There is just so much going on here.
Are we discussing a situation in which only the FDA is gone, or complete anarchy?
Do you believe that regulatory capture is bullshit?
People knowing about a prisoner's dilemma doesn't make it go away.
the premise was no government services paid for by taxes, and without taxes there are no government anything.
regulatory capture is commonly trodden out by people as an example of big government bad, when it doesn't happen as often as these people like to pretend it does (take, for example, your misconception that the FDA is the cause of high insulin prices), not the fact that it is just a failure to deal with corruption.
that's the fun part tho, both parties knowing about the prisoner's dilemma DOES make it go away, as the most successful models, over a longer set of games, tend to be Tit-for-Tat models
So then there's no patents either, right? Literally anyone can start manufacturing their own insulin or biosimilars.
There are already drug testing services for darknet markets. They don't know who sent you the drugs in the first place.
The tit for tat with forgiveness models you're thinking of are for two parties, not dozens or more.
tit-for-tat works in a larger setting as well, in fact it works better because you can ostracize and punish.
you know, like WHAT IS LITERALLY HAPPENING AS WE SPEAK!? do you think greed-flation just happened out of nowhere?
but no, like every libertarian, you propose the destruction of regulation because you promise yourself that somehow people will be better off if they need to waste their lives on crap. "you didn't put weeks of research into the three bio-med testing labs to ensure they wouldn't lie about the insulin, I guess you should die now, lol", and you know how I can tell you're an American? BECAUSE LITERALLY NO NE ELSE HAS THIS ISSUE. yes, this issue is entirely an American thing because you're the main drivers of the deregulation and reactionary enforcement that has lead to insulin costing you $500 for a 2-week supply, and your reaction is to make the US into more of a banana republic by destroying the goverment even more.
I didn't know that! Do you have a source?

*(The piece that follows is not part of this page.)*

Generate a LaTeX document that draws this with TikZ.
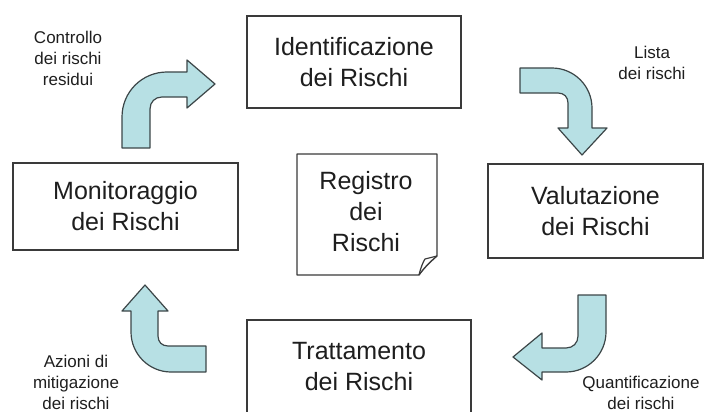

PT has a number of good articles but this one seems to convey it rather well
Cornell even has a description of it having naturally evolved as the preferable strategy in their description
These appear to be regarding typical 2 player prisoner's dilemmas. What I'm curious about is if there's an academic literature about this for larger groups, where they ostracize and punish.
Because if it works for them, then it can work for us... We could build unions where we signal to each other the same way, without need for central leadership.
Hey sorry to keep bugging you but where did you first hear the "greedflation" concept? If you've got a source for either (since it's pretty much the same thing) I am legit interested.